— Directions —
Filter these entries so that only lines with the word "this" remain.

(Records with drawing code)
>> Begin

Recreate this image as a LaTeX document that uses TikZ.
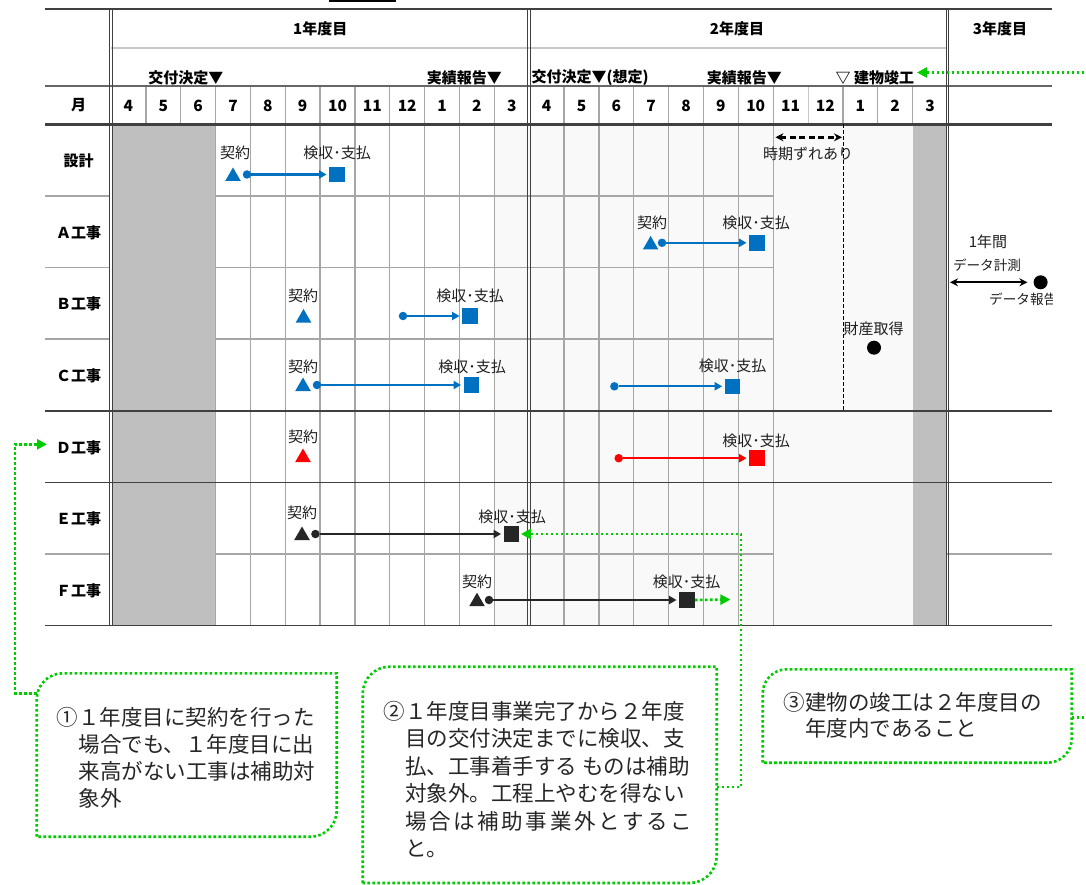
\documentclass[tikz,border=0pt]{standalone}
\usepackage{fontspec}
\setmainfont{Noto Sans CJK JP}
\usetikzlibrary{shapes.geometric,arrows.meta,calc}
\definecolor{mblue}{RGB}{0,112,192}
\definecolor{mred}{RGB}{255,0,0}
\definecolor{mblk}{RGB}{38,38,38}
\definecolor{ggreen}{RGB}{0,204,0}
\definecolor{gridgray}{RGB}{166,166,166}
\definecolor{lightgrid}{RGB}{200,200,200}
\definecolor{linedark}{RGB}{64,64,64}
\definecolor{blockgray}{RGB}{191,191,191}
\definecolor{lightfill}{RGB}{249,249,249}
\newcommand\cobox[5]{%
  \draw[gline] ({#1},{#4}) -- ({#1},{#2+#5})
    .. controls ({#1},{#2+0.45*#5}) and ({#1+0.45*#5},{#2}) .. ({#1+#5},{#2})
    -- ({#3},{#2}) -- ({#3},{#4-#5})
    .. controls ({#3},{#4-0.45*#5}) and ({#3-0.45*#5},{#4}) .. ({#3-#5},{#4})
    -- cycle;}
\begin{document}
\begin{tikzpicture}[x=1pt,y=-1pt,
  gridln/.style={draw=gridgray,line width=1.3pt},
  darkln/.style={draw=linedark,line width=1.5pt},
  dbl/.style={draw=linedark,line width=0.9pt},
  hdr/.style={inner sep=0pt,font=\bfseries\fontsize{15}{18}\selectfont},
  mon/.style={inner sep=0pt,font=\bfseries\fontsize{15.5}{18}\selectfont},
  lbl/.style={inner sep=0pt,text=black!88,font=\fontsize{15}{18}\selectfont},
  klbl/.style={inner sep=0pt,text=black!88,font=\fontsize{13.6}{18}\selectfont},
  ctext/.style={inner sep=0pt,anchor=base west,text=black!85,font=\fontsize{21.5}{27}\selectfont},
  mtri/.style={regular polygon,regular polygon sides=3,minimum size=18pt,inner sep=0pt,fill=#1},
  msq/.style={rectangle,minimum size=15.5pt,inner sep=0pt,fill=#1},
  mdot/.style={circle,minimum size=8.5pt,inner sep=0pt,fill=#1},
  bdot/.style={circle,minimum size=14pt,inner sep=0pt,fill=black},
  bar/.style={draw=#1,line width=2.2pt,-{Triangle[length=7.5pt,width=8pt]},shorten >=2.5pt},
  gline/.style={draw=ggreen,line width=2.6pt,dash pattern=on 2.6pt off 2.4pt},
  garrow/.style={gline,-{Triangle[length=10pt,width=10pt]}},
]
\useasboundingbox (0,0) rectangle (1086,885);
\fill[white] (0,0) rectangle (1086,885);

% fills
\fill[lightfill] (494.35,124.3) rectangle (947.4,625.3);
\fill[blockgray] (112.4,124.3) rectangle (215.55,625.3);
\fill[blockgray] (912.55,124.3) rectangle (947.4,625.3);

% vertical grid lines in the body
\foreach \k in {3,...,11}
  \draw[gridln] ({111+34.85*\k},124.3) -- ({111+34.85*\k},625.3);
\foreach \k in {13,...,19}
  \draw[gridln] ({111+34.85*\k},124.3) -- ({111+34.85*\k},625.3);
% vertical grid lines in the month row
\foreach \k in {1,...,11}
  \draw[gridln] ({111+34.85*\k},86) -- ({111+34.85*\k},124.3);
\foreach \k in {13,...,19,21,22,23}
  \draw[gridln] ({111+34.85*\k},86) -- ({111+34.85*\k},124.3);
\draw[draw=lightgrid,line width=0.8pt] ({111+34.85*20},86) -- ({111+34.85*20},124.3);

% horizontal body lines
\foreach \y in {196,267.5,339} {
  \draw[gridln] (45,\y) -- (109.8,\y);
  \draw[gridln] (215.55,\y) -- (773.15,\y);
}
\draw[gridln] (45,554) -- (109.8,554);
\draw[gridln] (215.55,554) -- (773.15,554);
\draw[gridln] (947.4,554) -- (1052.3,554);
\draw[darkln] (45,411) -- (1052.3,411);
\draw[darkln] (45,482.3) -- (1052.3,482.3);
\draw[darkln] (45,625.3) -- (1052.3,625.3);

% header lines
\draw[darkln] (45,9) -- (1052.3,9);
\draw[draw=lightgrid,line width=2pt] (111,47.7) -- (947.4,47.7);
\draw[draw=linedark!80,line width=1.5pt] (45,86) -- (1052.3,86);
\draw[draw=linedark,line width=3pt] (45,124.3) -- (1052.3,124.3);

% double vertical lines
\foreach \x in {111,529.2,947.4} {
  \draw[dbl] ({\x-1.4},9) -- ({\x-1.4},625.3);
  \draw[dbl] ({\x+1.4},9) -- ({\x+1.4},625.3);
}

% dashed vertical line
\draw[black,line width=0.8pt,dash pattern=on 4pt off 2pt] (843.5,124.3) -- (843.5,411);

% top short line
\draw[black,line width=1.6pt] (329,1) -- (396,1);

% header texts
\node[hdr] (y1) at (320.3,28.5) {1年度目};
\node[hdr] (y2) at (737,28.5) {2年度目};
\node[hdr] (y3) at (1000,28.5) {3年度目};
\node[hdr,anchor=east] (ev1) at (223.5,78) {交付決定▼};
\node[hdr,anchor=east] (ev2) at (502,78) {実績報告▼};
\node[hdr,anchor=west] (ev3) at (531.5,78) {交付決定▼(想定)};
\node[hdr,anchor=east] (ev4) at (782,78) {実績報告▼};
\node[hdr,anchor=west] (kanko) at (835.5,78) {▽ 建物竣工};
\coordinate (gEnd) at (917,72.5);

% month numbers
\foreach \m [count=\i from 0] in {4,5,6,7,8,9,10,11,12,1,2,3,4,5,6,7,8,9,10,11,12,1,2,3}
  \node[mon] (m\i) at ({111+34.85*\i+17.425},105.5) {\m};

% row labels
\node[hdr] (r0) at (78.5,105.5) {月};
\node[hdr] (r1) at (78.5,161) {設計};
\node[hdr] (r2) at (78.5,232.7) {Ａ工事};
\node[hdr] (r3) at (78.5,304) {Ｂ工事};
\node[hdr] (r4) at (78.5,375.5) {Ｃ工事};
\node[hdr] (r5) at (78.5,447.7) {Ｄ工事};
\node[hdr] (r6) at (78.5,519) {Ｅ工事};
\node[hdr] (r7) at (78.5,590.5) {Ｆ工事};

% 設計
\node[lbl] (k1) at (235,153) {契約};
\node[mtri=mblue] (t1) at (233,176.5) {};
\node[mdot=mblue] (d1) at (247,174.5) {};
\node[msq=mblue] (s1) at (337,174.5) {};
\node[lbl] (p1) at (337,153) {検収･支払};
% A
\node[lbl] (k2) at (652,223) {契約};
\node[mtri=mblue] (t2) at (650.6,245) {};
\node[mdot=mblue] (d2) at (662,242.8) {};
\node[msq=mblue] (s2) at (757,242.8) {};
\node[lbl] (p2) at (756,223) {検収･支払};
% B
\node[lbl] (k3) at (303,296) {契約};
\node[mtri=mblue] (t3) at (303.5,318) {};
\node[mdot=mblue] (d3) at (403,316) {};
\node[msq=mblue] (s3) at (470,316) {};
\node[lbl] (p3) at (470,296) {検収･支払};
% C
\node[lbl] (k4) at (303,366.7) {契約};
\node[mtri=mblue] (t4) at (303,386.5) {};
\node[mdot=mblue] (d4) at (317,385) {};
\node[msq=mblue] (s4) at (471.5,385) {};
\node[lbl] (p4) at (472,367) {検収･支払};
\node[mdot=mblue] (d5) at (614.4,386.3) {};
\node[msq=mblue] (s5) at (732.6,386.3) {};
\node[lbl] (p5) at (732.5,366) {検収･支払};
\node[lbl] (zai) at (873.6,329.3) {財産取得};
\node[bdot] (zd) at (874,347.7) {};
% D
\node[lbl] (k6) at (303,437.3) {契約};
\node[mtri=mred] (t6) at (303,457.5) {};
\node[mdot=mred] (d6) at (618.7,458.2) {};
\node[msq=mred] (s6) at (757,458.2) {};
\node[lbl] (p6) at (756,441) {検収･支払};
% E
\node[lbl] (k7) at (302,513.3) {契約};
\node[mtri=mblk] (t7) at (302,535.5) {};
\node[mdot=mblk] (d7) at (315.4,534) {};
\node[msq=mblk] (s7) at (511.5,534) {};
\node[lbl] (p7) at (512,517) {検収･支払};
% F
\node[lbl] (k8) at (477,581.7) {契約};
\node[mtri=mblk] (t8) at (477,601.7) {};
\node[mdot=mblk] (d8) at (489,600) {};
\node[msq=mblk] (s8) at (687,600) {};
\node[lbl] (p8) at (686.6,581.7) {検収･支払};

% bars
\draw[bar=mblue] (d1) -- (s1);
\draw[bar=mblue] (d2) -- (s2);
\draw[bar=mblue] (d3) -- (s3);
\draw[bar=mblue] (d4) -- (s4);
\draw[bar=mblue] (d5) -- (s5);
\draw[bar=mred] (d6) -- (s6);
\draw[bar=mblk] (d7) -- (s7);
\draw[bar=mblk] (d8) -- (s8);

% 時期ずれあり
\coordinate (js1) at (775.4,137.3);
\coordinate (js2) at (842,137.3);
\draw[black,line width=2.5pt,dash pattern=on 6pt off 3.5pt,{Stealth[length=8pt,width=8pt]}-{Stealth[length=8pt,width=8pt]}] (js1) -- (js2);
\node[lbl] (js) at (808,154) {時期ずれあり};

% 3年度目
\node[lbl] (yr) at (988,241.7) {1年間};
\node[klbl] (dk) at (987,265.7) {データ計測};
\coordinate (dkl) at (950,282.3);
\node[bdot] (dh) at (1040.6,282.3) {};
\draw[black,line width=2.2pt,shorten >=6pt,{Stealth[length=8pt,width=8pt]}-{Stealth[length=8pt,width=8pt]}] (dkl) -- (dh);
\begin{scope}
  \clip (940,288) rectangle (1052.5,312);
  \node[klbl,anchor=west] (dr) at (989,299.5) {データ報告};
\end{scope}

% callouts
\cobox{36.7}{673.3}{336.7}{836.7}{26}
\cobox{362.7}{666.7}{716.7}{883}{27}
\cobox{762.7}{669.3}{1071.7}{762.7}{24}
\coordinate (c1in) at (36.7,693.3);
\coordinate (c2out) at (716.7,787);
\coordinate (c3out) at (1071.7,717.3);
\coordinate (dTip) at (47,444.3);
\coordinate (fTip) at (730.4,599.5);

\node[ctext] (c1a) at (56.7,725) {①１年度目に契約を行った};
\node[ctext] (c1b) at (78.3,752) {場合でも、１年度目に出};
\node[ctext] (c1c) at (78.3,779.3) {来高がない工事は補助対};
\node[ctext] (c1d) at (78.3,806) {象外};

\node[ctext] (c2a) at (383.3,719.2) {②１年度目事業完了から２年度};
\node[ctext] (c2b) at (405,746.5) {目の交付決定までに検収、支};
\node[ctext] (c2c) at (405,774.2) {払、工事着手する ものは補助};
\node[ctext] (c2d) at (405,801.5) {対象外。工程上やむを得ない};
\node[ctext] (c2e) at (405,829.2) {\makebox[287pt][s]{場\hfil 合\hfil は\hfil 補\hfil 助\hfil 事\hfil 業\hfil 外\hfil と\hfil す\hfil る\hfil こ}};
\node[ctext] (c2f) at (405,856.5) {と。};

\node[ctext] (c3a) at (783.3,710) {③建物の竣工は２年度目の};
\node[ctext] (c3b) at (805,736.5) {年度内であること};

% green connectors
\draw[garrow] (c1in) -- (15,693.3) |- (dTip);
\draw[garrow,shorten >=1.5pt] (c2out) -- (741,787) |- (s7.east);
\draw[garrow] (c3out) -- (1098,717.3) |- (gEnd);
\draw[garrow] (s8.east) -- (fTip);
\end{tikzpicture}
\end{document}
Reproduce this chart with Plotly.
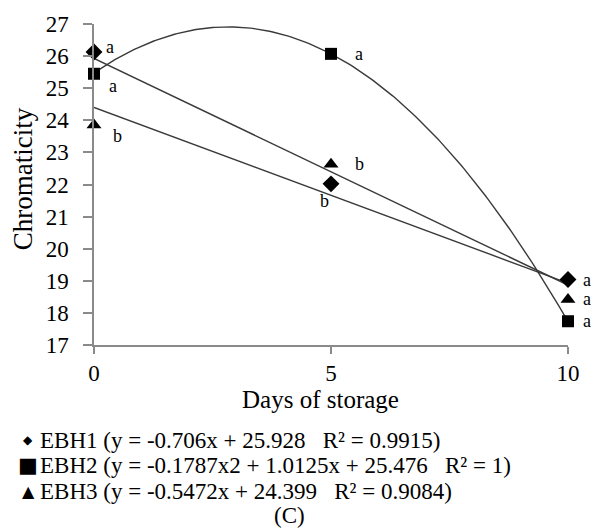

>> End

— Full response —
Recreate this image as a LaTeX document that uses TikZ.
Reproduce this chart with Plotly.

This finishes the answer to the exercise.